TV & Movies

Harry Potter Actor Bonnie Wright Wishes Ginny Weasley Got More Screen Time

“There were parts of the character that just didn’t get to come through.”

by Jake Viswanath
NEW YORK - JULY 09:  (L-R) Actors Freddie Stroma, Bonnie Wright, Daniel Radcliffe, Emma Watson, Rupe...
Stephen Lovekin/Getty Images Entertainment/Getty Images

The Harry Potter film series turned all of its actors into bonafide stars — but they didn’t all get equal chances to shine onscreen. On an episode of the Inside of You with Michael Rosenbaum podcast, Bonnie Wright, who played Ron’s little sister, Ginny Weasley, said she wishes she would’ve gotten more screen time in order to make her performance more truthful to her character in the books.

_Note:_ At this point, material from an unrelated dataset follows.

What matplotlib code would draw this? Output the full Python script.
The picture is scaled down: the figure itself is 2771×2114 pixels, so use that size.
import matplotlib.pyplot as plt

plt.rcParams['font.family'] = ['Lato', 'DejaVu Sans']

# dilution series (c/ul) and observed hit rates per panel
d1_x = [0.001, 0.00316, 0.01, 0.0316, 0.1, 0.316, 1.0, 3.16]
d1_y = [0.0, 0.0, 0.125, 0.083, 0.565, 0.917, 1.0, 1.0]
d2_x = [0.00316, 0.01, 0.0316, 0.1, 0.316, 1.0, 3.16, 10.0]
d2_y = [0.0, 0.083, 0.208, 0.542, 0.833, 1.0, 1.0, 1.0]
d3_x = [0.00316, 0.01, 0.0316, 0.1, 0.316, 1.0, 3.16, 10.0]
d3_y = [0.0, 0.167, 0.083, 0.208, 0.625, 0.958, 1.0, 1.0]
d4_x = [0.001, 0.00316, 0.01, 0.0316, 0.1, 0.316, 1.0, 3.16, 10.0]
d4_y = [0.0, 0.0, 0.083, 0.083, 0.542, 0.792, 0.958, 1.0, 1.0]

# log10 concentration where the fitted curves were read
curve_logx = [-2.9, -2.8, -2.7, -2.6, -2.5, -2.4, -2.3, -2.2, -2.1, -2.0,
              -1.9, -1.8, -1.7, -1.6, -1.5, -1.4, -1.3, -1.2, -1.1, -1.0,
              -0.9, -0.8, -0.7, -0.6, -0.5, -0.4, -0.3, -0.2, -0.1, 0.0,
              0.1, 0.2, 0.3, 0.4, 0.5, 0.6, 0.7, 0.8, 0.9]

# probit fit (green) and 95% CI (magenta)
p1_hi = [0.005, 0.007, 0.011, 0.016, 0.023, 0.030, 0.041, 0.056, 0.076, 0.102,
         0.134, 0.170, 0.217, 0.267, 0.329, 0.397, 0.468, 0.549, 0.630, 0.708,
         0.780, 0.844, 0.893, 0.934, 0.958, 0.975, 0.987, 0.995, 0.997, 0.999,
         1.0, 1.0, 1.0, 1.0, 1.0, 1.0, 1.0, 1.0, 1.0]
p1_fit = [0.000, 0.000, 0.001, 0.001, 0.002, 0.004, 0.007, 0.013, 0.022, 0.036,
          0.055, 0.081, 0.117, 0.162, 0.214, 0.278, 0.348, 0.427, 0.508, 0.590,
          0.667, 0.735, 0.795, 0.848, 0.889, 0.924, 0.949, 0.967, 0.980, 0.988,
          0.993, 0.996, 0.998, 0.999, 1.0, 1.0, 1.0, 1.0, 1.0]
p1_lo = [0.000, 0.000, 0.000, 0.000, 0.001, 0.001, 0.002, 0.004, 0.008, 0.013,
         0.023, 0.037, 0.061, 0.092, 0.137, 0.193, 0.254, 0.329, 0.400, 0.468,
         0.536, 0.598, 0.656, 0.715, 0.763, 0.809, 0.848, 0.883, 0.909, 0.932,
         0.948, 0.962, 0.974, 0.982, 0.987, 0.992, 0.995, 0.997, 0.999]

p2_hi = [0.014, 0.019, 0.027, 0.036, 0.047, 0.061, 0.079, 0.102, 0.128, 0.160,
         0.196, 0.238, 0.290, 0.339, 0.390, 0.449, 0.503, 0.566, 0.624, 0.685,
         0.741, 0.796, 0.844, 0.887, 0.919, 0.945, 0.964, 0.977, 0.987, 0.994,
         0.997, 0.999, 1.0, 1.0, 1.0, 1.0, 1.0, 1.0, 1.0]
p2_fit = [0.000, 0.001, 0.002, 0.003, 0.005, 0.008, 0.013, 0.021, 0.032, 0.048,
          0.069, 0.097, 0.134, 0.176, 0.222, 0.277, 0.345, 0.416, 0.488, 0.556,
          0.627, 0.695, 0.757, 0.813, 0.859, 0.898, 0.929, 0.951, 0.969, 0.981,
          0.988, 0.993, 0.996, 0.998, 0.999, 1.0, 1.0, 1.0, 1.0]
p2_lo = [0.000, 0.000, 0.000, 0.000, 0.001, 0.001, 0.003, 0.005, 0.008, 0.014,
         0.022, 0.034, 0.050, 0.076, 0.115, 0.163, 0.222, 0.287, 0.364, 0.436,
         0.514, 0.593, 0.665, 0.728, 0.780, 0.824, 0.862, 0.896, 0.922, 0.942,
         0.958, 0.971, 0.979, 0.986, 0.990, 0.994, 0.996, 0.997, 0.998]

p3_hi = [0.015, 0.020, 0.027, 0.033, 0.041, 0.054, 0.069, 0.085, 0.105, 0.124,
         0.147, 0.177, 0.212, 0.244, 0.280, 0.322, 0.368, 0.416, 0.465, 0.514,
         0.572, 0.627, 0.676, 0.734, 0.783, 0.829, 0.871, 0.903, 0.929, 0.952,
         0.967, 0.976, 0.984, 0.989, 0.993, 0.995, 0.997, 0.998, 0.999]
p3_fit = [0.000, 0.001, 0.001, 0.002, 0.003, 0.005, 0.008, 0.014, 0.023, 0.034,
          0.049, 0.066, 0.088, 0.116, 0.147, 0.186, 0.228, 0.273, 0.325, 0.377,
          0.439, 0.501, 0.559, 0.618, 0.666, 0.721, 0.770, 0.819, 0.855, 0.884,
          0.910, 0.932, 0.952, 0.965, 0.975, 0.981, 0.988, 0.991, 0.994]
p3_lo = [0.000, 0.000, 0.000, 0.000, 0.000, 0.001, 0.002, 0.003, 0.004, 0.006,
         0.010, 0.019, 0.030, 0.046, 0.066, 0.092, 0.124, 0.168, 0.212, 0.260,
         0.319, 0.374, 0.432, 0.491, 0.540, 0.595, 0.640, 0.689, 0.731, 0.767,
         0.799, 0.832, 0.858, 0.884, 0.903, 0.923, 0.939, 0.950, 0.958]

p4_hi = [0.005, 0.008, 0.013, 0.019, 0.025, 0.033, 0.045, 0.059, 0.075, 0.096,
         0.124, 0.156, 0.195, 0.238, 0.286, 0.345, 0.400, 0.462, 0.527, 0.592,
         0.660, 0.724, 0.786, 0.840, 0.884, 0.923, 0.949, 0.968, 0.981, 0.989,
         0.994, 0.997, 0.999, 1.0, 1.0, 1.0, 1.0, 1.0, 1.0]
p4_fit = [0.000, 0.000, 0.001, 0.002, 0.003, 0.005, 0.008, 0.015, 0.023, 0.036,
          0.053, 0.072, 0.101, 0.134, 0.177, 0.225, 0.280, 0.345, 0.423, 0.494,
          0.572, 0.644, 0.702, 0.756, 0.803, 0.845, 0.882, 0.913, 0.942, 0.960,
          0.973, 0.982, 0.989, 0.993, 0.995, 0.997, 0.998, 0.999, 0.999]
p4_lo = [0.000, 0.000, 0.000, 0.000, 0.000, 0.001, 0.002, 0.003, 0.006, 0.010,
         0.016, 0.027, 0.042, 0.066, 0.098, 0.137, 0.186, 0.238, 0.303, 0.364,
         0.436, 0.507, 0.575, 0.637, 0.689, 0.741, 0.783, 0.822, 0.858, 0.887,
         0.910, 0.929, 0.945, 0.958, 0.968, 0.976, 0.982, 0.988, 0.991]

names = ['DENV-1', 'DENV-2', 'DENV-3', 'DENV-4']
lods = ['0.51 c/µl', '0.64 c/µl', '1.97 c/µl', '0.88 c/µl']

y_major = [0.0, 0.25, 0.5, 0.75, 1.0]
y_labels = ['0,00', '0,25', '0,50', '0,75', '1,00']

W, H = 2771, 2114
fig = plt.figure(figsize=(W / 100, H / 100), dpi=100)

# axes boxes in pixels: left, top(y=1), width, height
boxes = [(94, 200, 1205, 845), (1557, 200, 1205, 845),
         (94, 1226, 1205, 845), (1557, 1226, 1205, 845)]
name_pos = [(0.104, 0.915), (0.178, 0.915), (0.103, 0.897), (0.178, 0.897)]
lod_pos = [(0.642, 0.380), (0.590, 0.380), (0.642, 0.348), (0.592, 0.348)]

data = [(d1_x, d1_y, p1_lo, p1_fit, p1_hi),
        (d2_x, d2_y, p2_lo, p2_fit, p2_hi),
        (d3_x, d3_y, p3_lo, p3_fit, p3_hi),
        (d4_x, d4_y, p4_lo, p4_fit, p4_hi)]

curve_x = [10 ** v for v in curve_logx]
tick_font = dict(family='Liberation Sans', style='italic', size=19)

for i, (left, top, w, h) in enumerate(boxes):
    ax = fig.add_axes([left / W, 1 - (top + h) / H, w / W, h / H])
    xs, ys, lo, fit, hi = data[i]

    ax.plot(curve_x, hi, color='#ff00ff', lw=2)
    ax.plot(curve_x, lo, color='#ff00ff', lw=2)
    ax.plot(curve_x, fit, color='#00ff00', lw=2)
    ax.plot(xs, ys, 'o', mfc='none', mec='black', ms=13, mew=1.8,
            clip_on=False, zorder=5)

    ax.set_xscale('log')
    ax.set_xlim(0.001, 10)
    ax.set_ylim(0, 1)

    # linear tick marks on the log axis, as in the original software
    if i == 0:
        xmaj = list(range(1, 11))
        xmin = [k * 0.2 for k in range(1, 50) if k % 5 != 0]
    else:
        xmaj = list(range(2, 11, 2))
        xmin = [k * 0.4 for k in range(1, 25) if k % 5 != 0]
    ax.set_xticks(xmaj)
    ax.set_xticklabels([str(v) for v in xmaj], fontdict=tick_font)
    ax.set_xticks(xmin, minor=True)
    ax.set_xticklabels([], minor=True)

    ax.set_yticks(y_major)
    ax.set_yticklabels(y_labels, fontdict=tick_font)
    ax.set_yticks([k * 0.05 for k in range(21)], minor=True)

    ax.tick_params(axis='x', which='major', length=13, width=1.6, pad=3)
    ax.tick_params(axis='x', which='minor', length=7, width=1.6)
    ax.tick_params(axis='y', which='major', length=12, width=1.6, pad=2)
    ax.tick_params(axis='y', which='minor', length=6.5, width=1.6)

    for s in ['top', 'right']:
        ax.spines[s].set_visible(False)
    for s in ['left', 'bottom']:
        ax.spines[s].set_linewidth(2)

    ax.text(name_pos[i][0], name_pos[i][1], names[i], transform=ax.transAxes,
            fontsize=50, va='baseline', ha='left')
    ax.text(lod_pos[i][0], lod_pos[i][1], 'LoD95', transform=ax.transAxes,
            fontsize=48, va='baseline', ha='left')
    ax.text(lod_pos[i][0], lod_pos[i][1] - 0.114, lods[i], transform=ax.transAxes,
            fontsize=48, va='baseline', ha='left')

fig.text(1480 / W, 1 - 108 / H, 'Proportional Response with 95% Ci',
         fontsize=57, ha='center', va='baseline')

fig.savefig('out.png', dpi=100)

In the interview, Wright said as the film series progressed, she would get anxious about portraying Ginny to the best of her abilities. “Oh gosh, will I do justice to this character that people love?” she recalled thinking. However, the process of adapting each novel into a two-hour film would leave out a lot of material that she could’ve worked with. “A lot of the scenes of every character were chopped down... so you didn’t really have as much to show in the film,” she said. “Sometimes that was a little disappointing, because there were parts of the character that just didn’t get to come through because there weren’t the scenes to do that. So that made me feel a bit anxious or just frustrated, I guess.”

That frustration was understandable, as in the books, Ginny became the title character’s love interest and eventual wife and was a strong supporting character as a result. But this wasn’t always reflected in the films, and as just a teenager and a small part of the massive Harry Potter crew, Wright wasn’t able to ask for more character development in the script. “There was just no room for much change in those scripts,” she explained. “There were a million executives going through them all.”

After the series concluded, the actor realized her anxiety was caused by this screentime dilemma, not from doubt of her own acting abilities. “My anxiety was about, ‘Oh, I’m going to be seen as badly portraying this character,’ rather than later realizing that I wasn’t really given the opportunity to do that,” she said. “So it wasn’t really my ‘fault,’ exactly.” Even viewers have voiced those frustrations to her. “When fans do share that disappointment, they do it in a way where they’re like, ‘We know it wasn’t you. We just wanted more of you,’” she said. “And that’s the same with every character. If only they could’ve been five-hour-long movies, but it would’ve taken probably two years to film each one.”

This likely won’t be a problem for Max’s upcoming Harry Potter series, where each season will reportedly cover an entire book, meaning Ginny and other supporting characters should have more time to shine. Wright will no longer portray her, given that she’s now 32 and pregnant with her first child, but she looks back fondly on filming the eight movies, which lasted when she was 9 years old until she turned 19. “I got this amazing look into the film world,” she told PEOPLE in 2021. “I was so interested in not just the role as an actor, but also just all the other incredible things that made the films what they are.”